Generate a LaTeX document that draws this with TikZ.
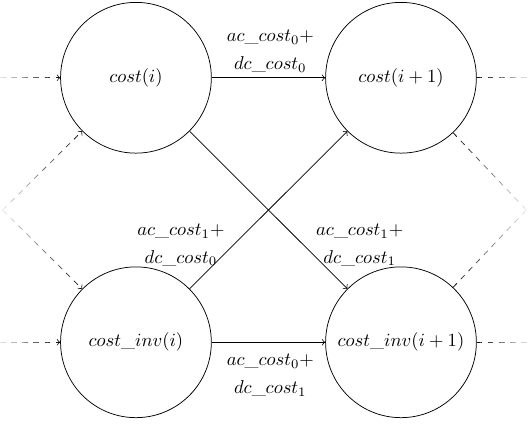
\documentclass[tikz,border=0pt]{standalone}
\usetikzlibrary{calc}
\newcommand\fadedraw[4]{%
  \foreach \k in {0,...,23}{%
    \pgfmathsetmacro\xa{#1+(#2-#1)*\k/24}%
    \pgfmathsetmacro\xb{#1+(#2-#1)*(\k+1)/24}%
    \pgfmathsetmacro\pc{10+90*\k/23}%
    \begin{scope}
      \clip (\xa,1) rectangle (\xb,-9);
      \draw[#3, black!\pc] #4;
    \end{scope}}}
\begin{document}
\begin{tikzpicture}[
  state/.style={draw, circle, minimum size=2.85cm, inner sep=0pt},
  lbl/.style={align=center, inner sep=0pt},
  arr/.style={->},
  dsh/.style={dashed}
]
\useasboundingbox (0,0) rectangle (10,-8);
\node[state] (a) at (2.57,-1.47) {$cost(i)$};
\node[state] (b) at (7.58,-1.47) {$cost(i+1)$};
\node[state] (c) at (2.57,-6.47) {$cost\_inv(i)$};
\node[state] (d) at (7.58,-6.47) {$cost\_inv(i+1)$};

\coordinate (la) at (0,-1.47);
\coordinate (lc) at (0,-6.47);
\coordinate (lm) at (0.05,-3.97);
\coordinate (rb) at (10,-1.47);
\coordinate (rd) at (10,-6.47);
\coordinate (rm) at (9.95,-3.97);

\draw[arr] (a) -- (b);
\draw[arr] (a) -- (d);
\draw[arr] (c) -- (b);
\draw[arr] (c) -- (d);

\fadedraw{-0.01}{1.2}{dsh,->}{(la) -- (a)}
\fadedraw{-0.01}{1.2}{dsh,->}{(lc) -- (c)}
\fadedraw{0.02}{1.65}{dsh,->}{(lm) -- (a)}
\fadedraw{0.02}{1.65}{dsh,->}{(lm) -- (c)}
\fadedraw{10.01}{8.95}{dsh}{(b) -- (rb)}
\fadedraw{10.01}{8.95}{dsh}{(d) -- (rd)}
\fadedraw{9.98}{8.5}{dsh}{(b) -- (rm)}
\fadedraw{9.98}{8.5}{dsh}{(d) -- (rm)}

\node[lbl] (t1) at (5.11,-0.97) {$ac\_cost_0+$\\[3pt]$dc\_cost_0$};
\node[lbl] (t2) at (5.11,-7.09) {$ac\_cost_0+$\\[3pt]$dc\_cost_1$};
\node[lbl] (t3) at (3.42,-4.63) {$ac\_cost_1+$\\[3pt]$dc\_cost_0$};
\node[lbl] (t4) at (6.80,-4.63) {$ac\_cost_1+$\\[3pt]$dc\_cost_1$};
\end{tikzpicture}
\end{document}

**What to do:**
Each line of the data is to be duplicated exactly; pictures stay out of the copy.

**Problem solution:**
Generate a LaTeX document that draws this with TikZ.
\documentclass[tikz,border=0pt]{standalone}
\usetikzlibrary{calc}
\newcommand\fadedraw[4]{%
  \foreach \k in {0,...,23}{%
    \pgfmathsetmacro\xa{#1+(#2-#1)*\k/24}%
    \pgfmathsetmacro\xb{#1+(#2-#1)*(\k+1)/24}%
    \pgfmathsetmacro\pc{10+90*\k/23}%
    \begin{scope}
      \clip (\xa,1) rectangle (\xb,-9);
      \draw[#3, black!\pc] #4;
    \end{scope}}}
\begin{document}
\begin{tikzpicture}[
  state/.style={draw, circle, minimum size=2.85cm, inner sep=0pt},
  lbl/.style={align=center, inner sep=0pt},
  arr/.style={->},
  dsh/.style={dashed}
]
\useasboundingbox (0,0) rectangle (10,-8);
\node[state] (a) at (2.57,-1.47) {$cost(i)$};
\node[state] (b) at (7.58,-1.47) {$cost(i+1)$};
\node[state] (c) at (2.57,-6.47) {$cost\_inv(i)$};
\node[state] (d) at (7.58,-6.47) {$cost\_inv(i+1)$};

\coordinate (la) at (0,-1.47);
\coordinate (lc) at (0,-6.47);
\coordinate (lm) at (0.05,-3.97);
\coordinate (rb) at (10,-1.47);
\coordinate (rd) at (10,-6.47);
\coordinate (rm) at (9.95,-3.97);

\draw[arr] (a) -- (b);
\draw[arr] (a) -- (d);
\draw[arr] (c) -- (b);
\draw[arr] (c) -- (d);

\fadedraw{-0.01}{1.2}{dsh,->}{(la) -- (a)}
\fadedraw{-0.01}{1.2}{dsh,->}{(lc) -- (c)}
\fadedraw{0.02}{1.65}{dsh,->}{(lm) -- (a)}
\fadedraw{0.02}{1.65}{dsh,->}{(lm) -- (c)}
\fadedraw{10.01}{8.95}{dsh}{(b) -- (rb)}
\fadedraw{10.01}{8.95}{dsh}{(d) -- (rd)}
\fadedraw{9.98}{8.5}{dsh}{(b) -- (rm)}
\fadedraw{9.98}{8.5}{dsh}{(d) -- (rm)}

\node[lbl] (t1) at (5.11,-0.97) {$ac\_cost_0+$\\[3pt]$dc\_cost_0$};
\node[lbl] (t2) at (5.11,-7.09) {$ac\_cost_0+$\\[3pt]$dc\_cost_1$};
\node[lbl] (t3) at (3.42,-4.63) {$ac\_cost_1+$\\[3pt]$dc\_cost_0$};
\node[lbl] (t4) at (6.80,-4.63) {$ac\_cost_1+$\\[3pt]$dc\_cost_1$};
\end{tikzpicture}
\end{document}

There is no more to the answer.